Palestinian journalists this week issued an appeal to their U.S. counterparts urging them to boycott the April 27 White House Correspondents’ Association dinner over the Biden administration’s complicity in Israel’s genocide in Gaza.
“In the past six months alone, the Israeli military has executed over 125 Palestinian journalists in Gaza—10% of Gaza’s community of journalists,” notes the appeal, which is being organized with the help of Adalah Justice Project and the U.S. Campaign for Palestinian Rights. “The year 2023 marked the bloodiest year for journalists worldwide in over a decade, with over 75% of killed journalists targeted by Israel’s attacks on Gaza.”
“As Palestinian journalists, we urgently appeal to you, our colleagues globally, with a demand for immediate and unwavering action against the Biden administration’s ongoing complicity in the systematic slaughter and persecution of journalists in Gaza,” the authors wrote.
“We bear the enormous burden of exposing the realities of Israel’s genocidal campaign to the world while living through it in real-time. Israel has killed more than 32,000 Palestinians as we watch on,” the journalists said. The death toll in Gaza now exceeds 33,000—mostly women and children—with at least 75,550 other Palestinians wounded since October 7.
Palestinian journalists in Gaza are urging journos in the U.S. to boycott the White House correspondents dinner this month. petition says Biden support of Israel implicates him “directly in the relentless targeting and massacring of journalists in Gaza” https://t.co/SNgJEd8hrB
In Gaza, journalism is synonymous with putting our lives on the line as Israel methodically targets us in its desperate bid to silence our voices and obscure the grim reality of its genocidal actions and its project of ethnic cleansing in Palestine.
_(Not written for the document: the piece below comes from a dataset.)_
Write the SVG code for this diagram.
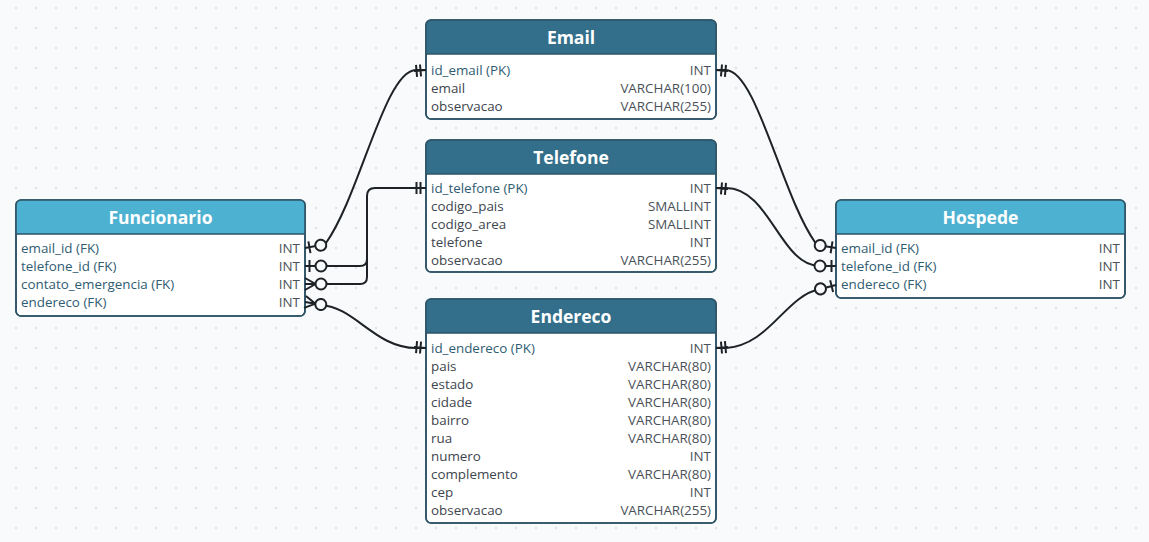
<svg xmlns="http://www.w3.org/2000/svg" xmlns:xlink="http://www.w3.org/1999/xlink" width="1149" height="542" viewBox="0 0 1149 542">
<style>
  .bg { fill: #f9fafb; }
  .body { fill: #ffffff; stroke: #2d5366; stroke-width: 1.6; }
  .frame { fill: none; stroke: #2d5366; stroke-width: 1.6; }
  .hdr-dark { fill: #336f8a; }
  .hdr-light { fill: #4db1d1; }
  .sep { stroke: #2d5366; stroke-width: 1.4; }
  .title { font-family: "Open Sans", "Noto Sans", "DejaVu Sans", sans-serif; font-size: 17.5px; font-weight: bold; fill: #ffffff; text-anchor: middle; }
  .f { font-family: "Open Sans", "Noto Sans", "DejaVu Sans", sans-serif; font-size: 13.4px; fill: #3d454d; }
  .k { fill: #2f5c72; }
  .t { font-family: "Open Sans", "Noto Sans", "DejaVu Sans", sans-serif; font-size: 13.4px; fill: #4a5158; text-anchor: end; }
  .conn { fill: none; stroke: #1e2226; stroke-width: 2; }
  .mk { fill: none; stroke: #1e2226; stroke-width: 2; }
  .mkc { fill: #f9fafb; stroke: #1e2226; stroke-width: 2; }
</style>
<defs>
  <pattern id="dots" x="6" y="-2" width="20" height="20" patternUnits="userSpaceOnUse">
    <circle cx="10" cy="10" r="1.3" fill="#e1e3e7"/>
  </pattern>
  <g id="one">
    <path class="mk" d="M0,0 H12 M5.5,-6 V6 M9.5,-6 V6"/>
  </g>
  <g id="zeroOne">
    <path class="mk" d="M0,0 H11 M4.5,-6 V6"/>
    <circle class="mkc" cx="16" cy="0" r="5.5"/>
  </g>
  <g id="zeroMany">
    <path class="mk" d="M0,0 H11 M0,-6 L10.5,0 L0,6"/>
    <circle class="mkc" cx="16" cy="0" r="5.5"/>
  </g>
</defs>

<rect class="bg" x="0" y="0" width="1149" height="542"/>
<rect x="0" y="0" width="1149" height="542" fill="url(#dots)"/>

<g id="connectors">
  <path class="conn" d="M321,245 L326,243 C360,195 385,70 416,70 L426,70"/>
  <path class="conn" d="M321,266 H360 Q367,266 367,259 V196 Q367,188 375,188 H426"/>
  <path class="conn" d="M321,284 H360 Q367,284 367,277 V258"/>
  <path class="conn" d="M321,305 C355,307 375,348 416,348 L426,348"/>
  <path class="conn" d="M716,70 L725.5,70 C756.5,70 781.5,195 815.5,243 L820,246"/>
  <path class="conn" d="M716,188 L726,188 C770,188 780,266 820,266"/>
  <path class="conn" d="M716,348 L726,348 C770,345 785,296 820,289"/>
</g>

<g id="Email">
  <rect class="body" x="426" y="20" width="290" height="99" rx="5"/>
  <path class="hdr-dark" d="M426,54 V25 Q426,20 431,20 H711 Q716,20 716,25 V54 Z"/>
  <line class="sep" x1="426" y1="54" x2="716" y2="54"/>
  <rect class="frame" x="426" y="20" width="290" height="99" rx="5"/>
  <text class="title" x="571" y="44">Email</text>
  <text class="f k" x="431" y="74.5">id_email (PK)</text><text class="t" x="711" y="74.5">INT</text>
  <text class="f" x="431" y="92.5">email</text><text class="t" x="711" y="92.5">VARCHAR(100)</text>
  <text class="f" x="431" y="110.5">observacao</text><text class="t" x="711" y="110.5">VARCHAR(255)</text>
</g>

<g id="Telefone">
  <rect class="body" x="426" y="140" width="290" height="132" rx="5"/>
  <path class="hdr-dark" d="M426,174 V145 Q426,140 431,140 H711 Q716,140 716,145 V174 Z"/>
  <line class="sep" x1="426" y1="174" x2="716" y2="174"/>
  <rect class="frame" x="426" y="140" width="290" height="132" rx="5"/>
  <text class="title" x="571" y="164">Telefone</text>
  <text class="f k" x="431" y="192.5">id_telefone (PK)</text><text class="t" x="711" y="192.5">INT</text>
  <text class="f" x="431" y="210.5">codigo_pais</text><text class="t" x="711" y="210.5">SMALLINT</text>
  <text class="f" x="431" y="228.5">codigo_area</text><text class="t" x="711" y="228.5">SMALLINT</text>
  <text class="f" x="431" y="246.5">telefone</text><text class="t" x="711" y="246.5">INT</text>
  <text class="f" x="431" y="264.5">observacao</text><text class="t" x="711" y="264.5">VARCHAR(255)</text>
</g>

<g id="Endereco">
  <rect class="body" x="426" y="299" width="290" height="224" rx="5"/>
  <path class="hdr-dark" d="M426,333 V304 Q426,299 431,299 H711 Q716,299 716,304 V333 Z"/>
  <line class="sep" x1="426" y1="333" x2="716" y2="333"/>
  <rect class="frame" x="426" y="299" width="290" height="224" rx="5"/>
  <text class="title" x="571" y="323">Endereco</text>
  <text class="f k" x="431" y="352.5">id_endereco (PK)</text><text class="t" x="711" y="352.5">INT</text>
  <text class="f" x="431" y="370.5">pais</text><text class="t" x="711" y="370.5">VARCHAR(80)</text>
  <text class="f" x="431" y="388.5">estado</text><text class="t" x="711" y="388.5">VARCHAR(80)</text>
  <text class="f" x="431" y="406.5">cidade</text><text class="t" x="711" y="406.5">VARCHAR(80)</text>
  <text class="f" x="431" y="424.5">bairro</text><text class="t" x="711" y="424.5">VARCHAR(80)</text>
  <text class="f" x="431" y="442.5">rua</text><text class="t" x="711" y="442.5">VARCHAR(80)</text>
  <text class="f" x="431" y="460.5">numero</text><text class="t" x="711" y="460.5">INT</text>
  <text class="f" x="431" y="478.5">complemento</text><text class="t" x="711" y="478.5">VARCHAR(80)</text>
  <text class="f" x="431" y="496.5">cep</text><text class="t" x="711" y="496.5">INT</text>
  <text class="f" x="431" y="514.5">observacao</text><text class="t" x="711" y="514.5">VARCHAR(255)</text>
</g>

<g id="Funcionario">
  <rect class="body" x="16" y="200" width="289" height="116" rx="5"/>
  <path class="hdr-light" d="M16,234 V205 Q16,200 21,200 H300 Q305,200 305,205 V234 Z"/>
  <line class="sep" x1="16" y1="234" x2="305" y2="234"/>
  <rect class="frame" x="16" y="200" width="289" height="116" rx="5"/>
  <text class="title" x="160.5" y="224">Funcionario</text>
  <text class="f k" x="21" y="252.5">email_id (FK)</text><text class="t" x="300" y="252.5">INT</text>
  <text class="f k" x="21" y="270.5">telefone_id (FK)</text><text class="t" x="300" y="270.5">INT</text>
  <text class="f k" x="21" y="288.5">contato_emergencia (FK)</text><text class="t" x="300" y="288.5">INT</text>
  <text class="f k" x="21" y="306.5">endereco (FK)</text><text class="t" x="300" y="306.5">INT</text>
</g>

<g id="Hospede">
  <rect class="body" x="836" y="200" width="289" height="98" rx="5"/>
  <path class="hdr-light" d="M836,234 V205 Q836,200 841,200 H1120 Q1125,200 1125,205 V234 Z"/>
  <line class="sep" x1="836" y1="234" x2="1125" y2="234"/>
  <rect class="frame" x="836" y="200" width="289" height="98" rx="5"/>
  <text class="title" x="980.5" y="224">Hospede</text>
  <text class="f k" x="841" y="252.5">email_id (FK)</text><text class="t" x="1120" y="252.5">INT</text>
  <text class="f k" x="841" y="270.5">telefone_id (FK)</text><text class="t" x="1120" y="270.5">INT</text>
  <text class="f k" x="841" y="288.5">endereco (FK)</text><text class="t" x="1120" y="288.5">INT</text>
</g>

<g id="markers">
  <use xlink:href="#zeroOne" transform="translate(305,248) rotate(-10)"/>
  <use xlink:href="#zeroOne" transform="translate(305,266)"/>
  <use xlink:href="#zeroMany" transform="translate(305,284)"/>
  <use xlink:href="#zeroMany" transform="translate(305,302) rotate(9)"/>
  <use xlink:href="#one" transform="translate(426,70) rotate(175)"/>
  <use xlink:href="#one" transform="translate(426,188) rotate(180)"/>
  <use xlink:href="#one" transform="translate(426,348) rotate(185)"/>
  <use xlink:href="#one" transform="translate(716,70) rotate(5)"/>
  <use xlink:href="#one" transform="translate(716,188) rotate(5)"/>
  <use xlink:href="#one" transform="translate(716,348) rotate(-5)"/>
  <use xlink:href="#zeroOne" transform="translate(836,248) rotate(189)"/>
  <use xlink:href="#zeroOne" transform="translate(836,266) rotate(180)"/>
  <use xlink:href="#zeroOne" transform="translate(836,285) rotate(166)"/>
</g>
</svg>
For Palestinian journalists in Gaza, the blue press vest does not offer us protection, but rather functions as a red target.
The Biden administration’s ongoing support for Israel’s genocidal policies implicates it directly in the relentless targeting and massacring of journalists in Gaza, including hundreds of our colleagues and their families.
“Western media has played an integral role in manufacturing consent for Israel’s ongoing violence against the Palestinian people, while obfuscating U.S. complicity,” the journalists continued. “Over the past six months, the mainstream press has become the mouthpiece of the homicidal Israeli regime, promoting dehumanizing anti-Palestinian propaganda and platforming genocide apologists and perpetrators, while simultaneously ignoring, downplaying, and underreporting Israel’s war crimes against Palestinians.”
Journalists should boycott the White House Correspondents Dinner every year but especially this year. Especially if you are in a union. https://t.co/1Gp1xdoftv
“The White House Correspondents’ dinner is an embodiment of media manipulation, trading journalistic ethics for access,” the appeal argues. “For journalists to fraternize at an event with President [Joe] Biden and Vice President [Kamala] Harris would be to normalize, sanitize, and whitewash the administration’s role in genocide.”
“As journalists reporting from the belly of the beast, you have a unique responsibility to speak truth to power and uphold journalistic integrity,” the Palestinians implored U.S. journalists. “It is unacceptable to stay silent out of fear or professional concern while journalists in Gaza continue to be detained, tortured, and killed for doing our jobs.”
The appeal’s authors noted that American media professionals have demanded justice for journalists like Palestinian American Al Jazeera reporter Shireen Abu Akleh—who numerous probes found was intentionally killed by Israeli forces in 2022—and Jamal Khashoggi, the Saudi Washington Post columnist gruesomely murdered in 2018 by Saudi Arabian operatives in Turkey.
“It is past time journalists take action for journalists in Gaza,” the Palestinians asserted. “We call on all journalists of conscience to stand with us and uplift our call to boycott the White House Correspondents’ dinner.”